We do student support and student services, from enrollment right through job coaching, and SNHU does the academics. SNHU has had an on-campus program for 100 years, but in the last decade they have also become the most prominent liberal arts online college. They serve about 150,000 students all over the world that way. In partnership with Duet and some other organizations, they also offer a separate online degree path that results in the same degrees, but instead of earning credits by doing the coursework and taking a test at the end, you earn them by completing and mastering workplace-based projects. So you're getting a mix of liberal arts skills and workplace skills, like PowerPoint, Excel, business writing, communication skills. And because the work is project-based, the schedule becomes infinitely flexible. We’re finding that students actually get through their degrees faster, because it's just more efficient to put the student in charge of the schedule. And they’ve also designed their model to be low cost.

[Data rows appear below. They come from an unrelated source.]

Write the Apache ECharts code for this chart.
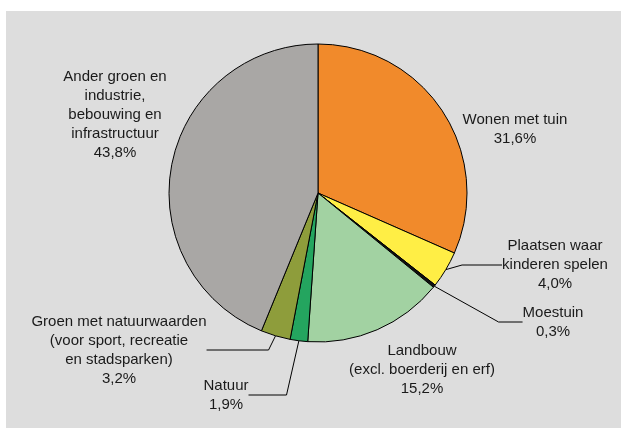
<!DOCTYPE html>
<html>
<head>
<meta charset="utf-8">
<script src="https://cdn.jsdelivr.net/npm/echarts@6/dist/echarts.min.js"></script>
<style>
  html, body { margin: 0; padding: 0; background: #ffffff; }
  #chart { position: absolute; left: 6px; top: 11px; width: 615px; height: 417px; background: #dddddd; }
</style>
</head>
<body>
<div id="chart"></div>
<script>
// Gegevens (percentages, met de klok mee vanaf boven)
var categories = [
  'Wonen met tuin',
  'Plaatsen waar\nkinderen spelen',
  'Moestuin',
  'Landbouw\n(excl. boerderij en erf)',
  'Natuur',
  'Groen met natuurwaarden\n(voor sport, recreatie\nen stadsparken)',
  'Ander groen en\nindustrie,\nbebouwing en\ninfrastructuur'
];
var values = [31.6, 4.0, 0.3, 15.2, 1.9, 3.2, 43.8];
var valueLabels = ['31,6%', '4,0%', '0,3%', '15,2%', '1,9%', '3,2%', '43,8%'];
var colors = ['#f18a2b', '#ffee45', '#111111', '#a2d2a2', '#24a55f', '#8e9d3b', '#a9a7a5'];
var withLine = [false, true, true, false, true, true, false];
var lineTail = [0, 40, 24, 0, 38, 62, 0];

// label-posities (midden van het tekstblok, in px binnen de grafiek)
var labelPos = [
  [509, 118], [549, 254], [547, 311], [416, 359],
  [220, 384], [113, 339], [109, 104]
];

var chart = echarts.init(document.getElementById('chart'));

var data = values.map(function (v, i) {
  return {
    name: categories[i],
    value: v,
    itemStyle: { color: colors[i] },
    labelLine: { show: withLine[i], length2: lineTail[i] }
  };
});

var option = {
  animation: false,
  series: [{
    type: 'pie',
    center: [312, 182],
    radius: 149,
    startAngle: 90,
    clockwise: true,
    avoidLabelOverlap: false,
    data: data,
    itemStyle: { borderColor: '#000000', borderWidth: 1 },
    emphasis: { disabled: true },
    label: {
      show: true,
      position: 'outside',
      color: '#1a1a1a',
      fontFamily: 'Liberation Sans, Arial, sans-serif',
      fontSize: 15,
      lineHeight: 19,
      align: 'center',
      formatter: function (p) {
        return p.name + '\n' + valueLabels[p.dataIndex];
      }
    },
    labelLine: {
      show: true,
      length: 10,
      length2: 30,
      lineStyle: { color: '#000000', width: 1 }
    },
    labelLayout: function (params) {
      var p = labelPos[params.dataIndex];
      return {
        x: p[0],
        y: p[1],
        align: 'center',
        verticalAlign: 'middle'
      };
    }
  }]
};

chart.setOption(option);

window.addEventListener('resize', function () {
  chart.resize();
});
</script>
</body>
</html>
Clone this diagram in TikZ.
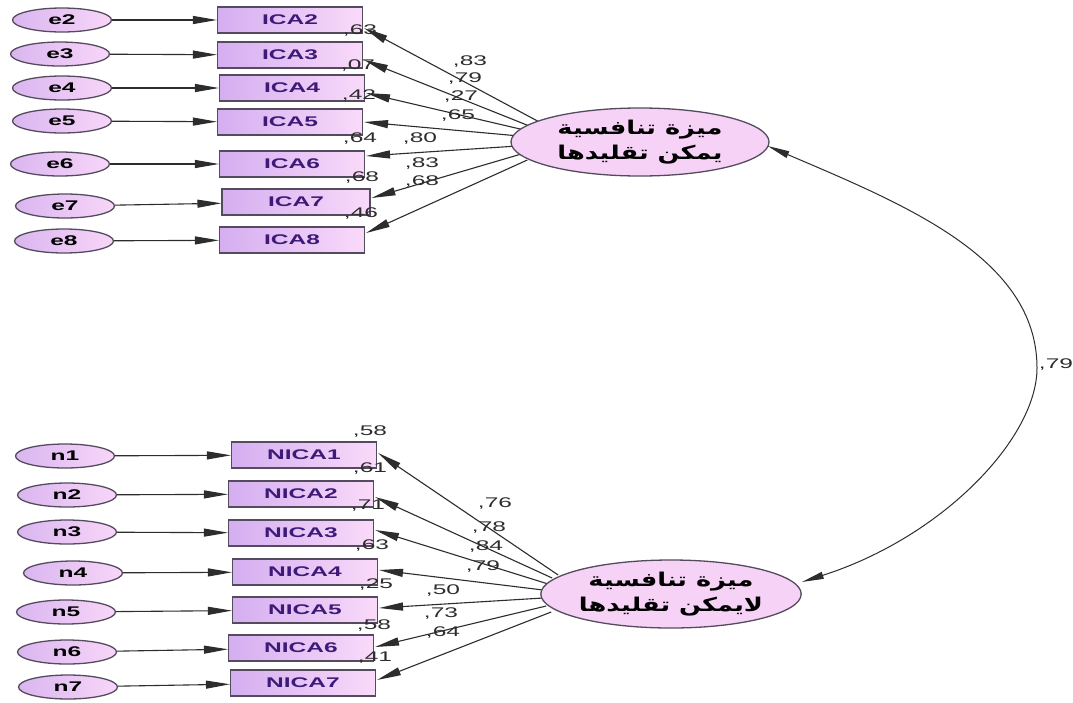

So that’s all Southern New Hampshire University. But doing an online degree with tons of flexibility, all on your own, would be hard for most of us. That’s where Duet comes in. Our students range from 19 to 65, but most of them are in their mid-to-late twenties. They’re working, and they really want to get that degree done and done quickly. When you get introduced to us, you work with an enrollment coach to figure out is this the right program? Is now the right time? We help you complete financial aid applications, all that.
Once you're enrolled, you have a team of coaches whose job it is to help you get your degree done as quickly as possible. They set goals with you. They’re looking at the work with you. They’re the relationship anchor, the accountability buddy, the cheerleader. We have an in-person student center in downtown Boston, open seven days a week. We provide free lunch and dinner every day. We bring in babysitters on the weekends. And finally, every student receives an employment coach. A lot of our students are working in hourly jobs, and we help them move to jobs where they’re getting benefits and have upward mobility as soon as they get that credential. We really think a college degree should be a proxy for a living wage. If we can help people get degrees, but we can't help them turn those degrees into high-quality jobs, we have not been all that useful.
About a third of our students are parents. And that’s where the partnership with EdNavigator comes in. We have students coming to us saying, ‘Hey, I've got to start looking at school selection for my kids. Do you guys know anything about that?’ Or, ‘I want to be doing more school work, but I'm struggling to access high-quality childcare.’ That is not our area of expertise. So now we’re able to offer that support to our students through EdNavigator. Because you know if you're a parent—which I am—and there's something going on with your kids, everything else is off the table.
Then on the other hand, Navigators also understand the Duet opportunity, so they can share it with their members when it might be a good fit for them or for their kids. We actually have had multiple families where Mom and her grown kids are all enrolled and doing school together, which is so cool. So we’re so excited about growing this partnership.
In the world of college access, we’ve too often tried to put Band-Aids on students. Like, how can we bubble wrap you so that when we push you into this system that's so poorly designed, you have a chance of getting through unscathed? Duet’s belief is that the busy working adult does not need to do anything differently. We just have to redesign college with this student in mind.”